I wrote the article featured in today's blog back in 2000, for the "Food Etc." page hosted by Nisa Internet Technologies.  Fortunately Brussels sprouts have grown in popularity since then and good recipes are more easily found.  http://www.foodnetwork.com has 138 Brussels sprouts recipes on file, many of them very good, and http://www.canadianliving.com has 214.  With the many recipes available now, I've been able to find a few that even my husband will eat.

TEXAS PEAS

Have you seen the price of broccoli lately?  Enough broccoli to feed a family of four costs about the same as a barrel of crude.  For some people, like my oldest niece, this is not necessarily bad news.  It means that the dreaded trees will make a less frequent appearance on their dinner table and that's just fine with her.  However, my brother--the grocery guru in their house--knows the importance of cruciferous vegetables and has replaced broccoli with other brassicas like cabbage, turnips, and kale.  This week, my niece found herself confronted with something even worse than broccoli:  her dad fed her Brussels sprouts.

I was actually kind of surprised to hear that my brother had put Brussels sprouts on the menu.  When we were kids, he had a deep-rooted aversion to them.
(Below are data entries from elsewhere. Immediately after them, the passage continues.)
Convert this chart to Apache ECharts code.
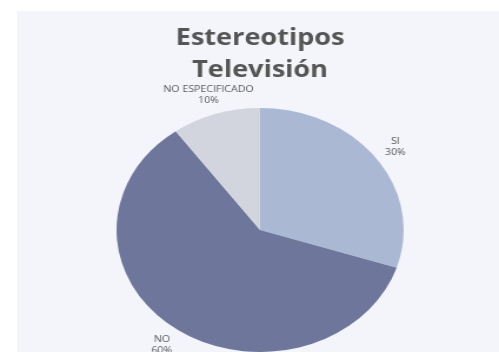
<!DOCTYPE html>
<html><head><meta charset="utf-8">
<script src="https://cdn.jsdelivr.net/npm/echarts@6/dist/echarts.min.js"></script>
<style>
html,body{margin:0;padding:0;background:#fff;overflow:hidden;width:499px;height:352px}
#panel{position:absolute;left:17px;top:11px;width:482px;height:341px;background:#f4f5fa}
#chart{position:absolute;left:0;top:0;width:424px;height:352px;transform:scaleX(1.1769);transform-origin:0 0}
</style></head><body>
<div id="panel"></div><div id="chart"></div>
<script>
const titleLines = ['Estereotipos', 'Televisión'];
const categories = ['SI', 'NO', 'NO ESPECIFICADO'];
const values = [30, 60, 10];

const cx = 221, cy = 230, R = 122, labelR = 142;
const total = values.reduce((a, b) => a + b, 0);
const chart = echarts.init(document.getElementById('chart'), null, {renderer: 'canvas'});
chart.setOption({
  animation: false,
  backgroundColor: 'transparent',
  title: {
    text: titleLines.join('\n'),
    left: 216, top: 17, textAlign: 'center',
    textStyle: {fontFamily: 'Open Sans', fontWeight: 'bold', fontSize: 23, lineHeight: 32, color: '#555555'}
  },
  series: [{
    type: 'pie',
    center: [cx, cy],
    radius: R,
    startAngle: 90,
    clockwise: true,
    silent: true,
    color: ['#abb8d4', '#6e769b', '#d3d5de'],
    itemStyle: {borderWidth: 0},
    label: {
      show: true, position: 'outside', formatter: '{b}\n{d}%',
      fontFamily: 'Open Sans', fontSize: 9, lineHeight: 11, color: '#595959', align: 'center'
    },
    labelLine: {show: false, length: 5, length2: 0},
    labelLayout: function (p) {
      const i = p.dataIndex;
      let start = 0;
      for (let k = 0; k < i; k++) start += values[k];
      const mid = (90 - (start + values[i] / 2) / total * 360) * Math.PI / 180;
      return {x: cx + labelR * Math.cos(mid), y: cy - labelR * Math.sin(mid), align: 'center', verticalAlign: 'middle'};
    },
    data: categories.map((c, i) => ({name: c, value: values[i]}))
  }]
});
</script>
</body></html>
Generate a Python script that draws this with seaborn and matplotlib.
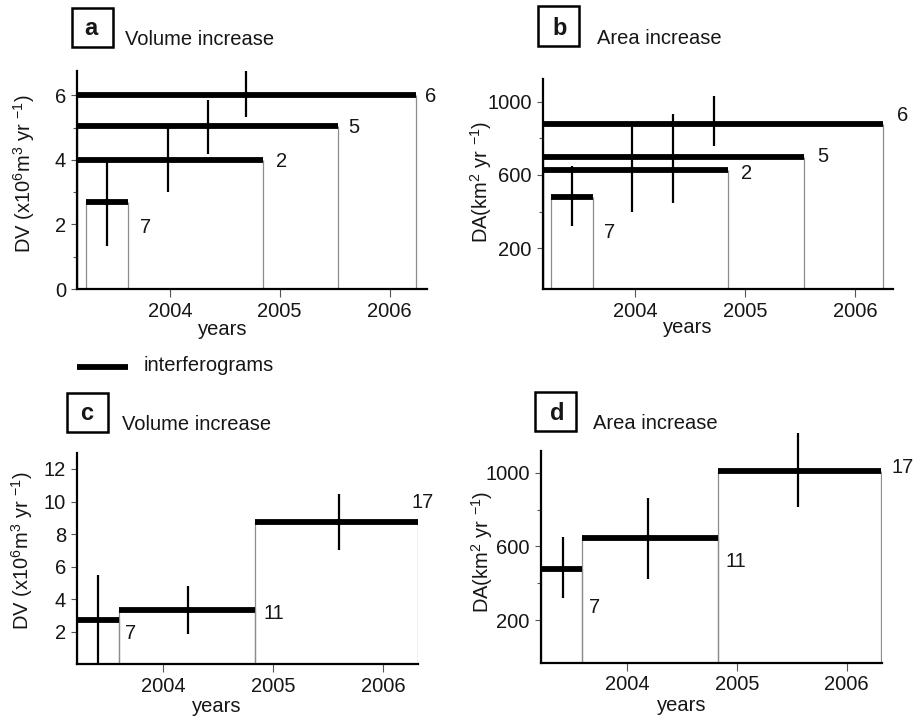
import numpy as np
import pandas as pd
import matplotlib
matplotlib.use("Agg")
import matplotlib.pyplot as plt
import seaborn as sns
from matplotlib.patches import Rectangle
from matplotlib.lines import Line2D

# ---------------- data ----------------
years_ticks = [2004, 2005, 2006]

# panel a : volume increase, overlapping interferogram intervals
labels_a = ["7", "2", "5", "6"]
start_a = [2003.24, 2003.155, 2003.155, 2003.155]
end_a = [2003.62, 2004.85, 2005.53, 2006.24]
dv_a = [2.70, 4.00, 5.06, 6.00]
errx_a = [2003.43, 2003.98, 2004.35, 2004.69]
errlo_a = [1.33, 3.01, 4.18, 5.34]
errhi_a = [3.94, 5.00, 5.85, 6.76]

# panel b : area increase, overlapping intervals
labels_b = ["7", "2", "5", "6"]
start_b = [2003.24, 2003.16, 2003.16, 2003.16]
end_b = [2003.62, 2004.85, 2005.54, 2006.26]
da_b = [478, 627, 700, 876]
errx_b = [2003.43, 2003.97, 2004.35, 2004.72]
errlo_b = [322, 398, 449, 760]
errhi_b = [650, 867, 931, 1031]

# panel c : volume increase, consecutive intervals
labels_c = ["7", "11", "17"]
start_c = [2003.22, 2003.60, 2004.84]
end_c = [2003.60, 2004.84, 2006.32]
dv_c = [2.72, 3.31, 8.73]
errx_c = [2003.41, 2004.23, 2005.60]
errlo_c = [0.0, 1.88, 7.01]
errhi_c = [5.48, 4.80, 10.49]

# panel d : area increase, consecutive intervals
labels_d = ["7", "11", "17"]
start_d = [2003.21, 2003.59, 2004.83]
end_d = [2003.59, 2004.83, 2006.31]
da_d = [477, 647, 1009]
errx_d = [2003.41, 2004.19, 2005.56]
errlo_d = [318, 423, 816]
errhi_d = [649, 865, 1215]

# ---------------- style ----------------
sns.set_theme(style="white")
plt.rcParams["font.family"] = ["Liberation Sans", "DejaVu Sans"]
plt.rcParams["mathtext.default"] = "regular"
plt.rcParams["axes.unicode_minus"] = False
plt.rcParams["text.color"] = "#161616"
plt.rcParams["xtick.labelcolor"] = "#161616"
plt.rcParams["ytick.labelcolor"] = "#161616"

FS = 14.5
W, H = 914, 722
fig = plt.figure(figsize=(W / 100, H / 100), dpi=100)


def px_axes(left, top, right, bottom):
    return fig.add_axes([left / W, 1 - bottom / H, (right - left) / W, (bottom - top) / H])


def draw_panel(ax, start, end, val, ex, elo, ehi, labels, offsets, xlim, ylim,
               yticks, yminor):
    ax.set_xlim(*xlim)
    ax.set_ylim(*ylim)
    # thin box outlines
    ybot = ylim[0]
    ax.vlines(start, ybot, val, color="#8c8c8c", lw=0.9, zorder=1)
    ax.vlines(end, ybot, val, color="#8c8c8c", lw=0.9, zorder=1)
    # thick interferogram bars via seaborn
    rows = []
    for i, (s, e, v) in enumerate(zip(start, end, val)):
        rows.append({"x": s, "y": v, "id": i})
        rows.append({"x": e, "y": v, "id": i})
    df = pd.DataFrame(rows)
    sns.lineplot(data=df, x="x", y="y", units="id", estimator=None, color="black",
                 lw=4.2, solid_capstyle="butt", ax=ax, zorder=3, legend=False)
    # error bars
    ax.vlines(ex, elo, ehi, color="black", lw=1.6, zorder=4, clip_on=False)
    # labels
    for lab, e, v, (dx, dy) in zip(labels, end, val, offsets):
        ax.annotate(lab, (e, v), xytext=(dx, -dy), textcoords="offset pixels",
                    ha="left", va="center", fontsize=FS,
                    annotation_clip=False)
    ax.set_xticks(years_ticks)
    ax.set_xticklabels([str(y) for y in years_ticks])
    ax.set_yticks(yticks)
    ax.set_yticklabels([str(t) for t in yticks])
    ax.set_yticks(yminor, minor=True)
    ax.set_xlabel("")
    ax.set_ylabel("")
    for s in ["top", "right"]:
        ax.spines[s].set_visible(False)
    for s in ["left", "bottom"]:
        ax.spines[s].set_color("black")
        ax.spines[s].set_linewidth(1.6)
    ax.tick_params(axis="x", which="major", direction="out", length=6, width=0.8,
                   color="#555555", labelsize=FS, pad=3, bottom=True)
    ax.tick_params(axis="y", which="major", direction="out", length=4, width=0.8,
                   color="#555555", labelsize=FS, pad=4, left=True)
    ax.tick_params(axis="y", which="minor", direction="out", length=3, width=0.8,
                   color="#555555", left=True)
    ax.set_facecolor("none")
    ax.grid(False)


ax_a = px_axes(77, 71, 427, 289)
draw_panel(ax_a, start_a, end_a, dv_a, errx_a, errlo_a, errhi_a, labels_a,
           [(12, 26), (13, 2), (10, 2), (9, 1)],
           (2003.155, 2006.34), (0, 6.75), [0, 2, 4, 6], [1, 3, 5])

ax_b = px_axes(542.7, 79.3, 893.3, 289.3)
draw_panel(ax_b, start_b, end_b, da_b, errx_b, errlo_b, errhi_b, labels_b,
           [(11, 35), (13, 3), (13, 0), (14, -9)],
           (2003.16, 2006.35), (-24, 1122), [200, 600, 1000], [400, 800])

ax_c = px_axes(77.3, 452.7, 418.3, 664.3)
draw_panel(ax_c, start_c, end_c, dv_c, errx_c, errlo_c, errhi_c, labels_c,
           [(6, 13), (8, 3), (-7, -20)],
           (2003.22, 2006.32), (0, 13.0), [2, 4, 6, 8, 10, 12], [])

ax_d = px_axes(540.7, 450.7, 881.7, 662.7)
draw_panel(ax_d, start_d, end_d, da_d, errx_d, errlo_d, errhi_d, labels_d,
           [(7, 38), (7, 24), (11, -4)],
           (2003.21, 2006.32), (-32, 1120), [200, 600, 1000], [400, 800])


def ftext(x, y, s, **kw):
    fig.text(x / W, 1 - y / H, s, **kw)


# y labels
ylab_v = r"DV (x10$^{6}$m$^{3}$ yr $^{-1}$)"
ylab_a = r"DA(km$^{2}$ yr $^{-1}$)"
ftext(24.5, 174, ylab_v, rotation=90, ha="center", va="center", fontsize=FS)
ftext(481, 182, ylab_a, rotation=90, ha="center", va="center", fontsize=FS)
ftext(21.7, 551, ylab_v, rotation=90, ha="center", va="center", fontsize=FS)
ftext(481.7, 551.5, ylab_a, rotation=90, ha="center", va="center", fontsize=FS)

# x labels
for (x, y) in [(223, 335), (688, 333), (216.7, 711.5), (681.7, 711)]:
    ftext(x, y, "years", ha="center", va="baseline", fontsize=FS)

# panel letter boxes and titles
boxes = [("a", 72, 8, 112.7, 46.7, 90.8, 35, "Volume increase", 125, 45),
         ("b", 537.7, 6, 579.3, 46, 560, 35, "Area increase", 596.7, 44),
         ("c", 66.7, 392.7, 108.3, 431.7, 86.7, 420, "Volume increase", 121.7, 430),
         ("d", 535, 391.7, 576, 430.7, 557.5, 420, "Area increase", 593.3, 429.3)]
for letter, x0, y0, x1, y1, lx, ly, title, tx, ty in boxes:
    fig.add_artist(Rectangle((x0 / W, 1 - y1 / H), (x1 - x0) / W, (y1 - y0) / H,
                             transform=fig.transFigure, fill=False, ec="black", lw=1.8))
    ftext(lx, ly, letter, ha="center", va="baseline", fontsize=17, fontweight="bold")
    ftext(tx, ty, title, ha="left", va="baseline", fontsize=FS)

# legend
fig.add_artist(Line2D([76.7 / W, 127.7 / W], [1 - 367.3 / H, 1 - 367.3 / H],
                      transform=fig.transFigure, color="black", lw=4.2,
                      solid_capstyle="butt"))
ftext(143.3, 371, "interferograms", ha="left", va="baseline", fontsize=FS)

fig.savefig("out.png", dpi=100, facecolor="white")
Once, when my mom insisted that he eat just three Brussels sprouts at Christmas dinner, he obliged her and then promptly vomited them back onto his plate.  It put quite a damper on dinner for the rest of us!  Now that I think of it, though, I don't really blame him.  Mom bought her Brussels sprouts frozen and then boiled them into submission.  It would've taken a stronger stomach than mine (or my brother's) to find something likable in those khaki green, water-logged, sulphurous blobs. 

Although the Brussels sprouts of my husband's childhood came fresh from the garden behind the house, they were prepared in much the same way.  He refers to them as "Texas Peas" and, to this day, refuses to see one on his plate.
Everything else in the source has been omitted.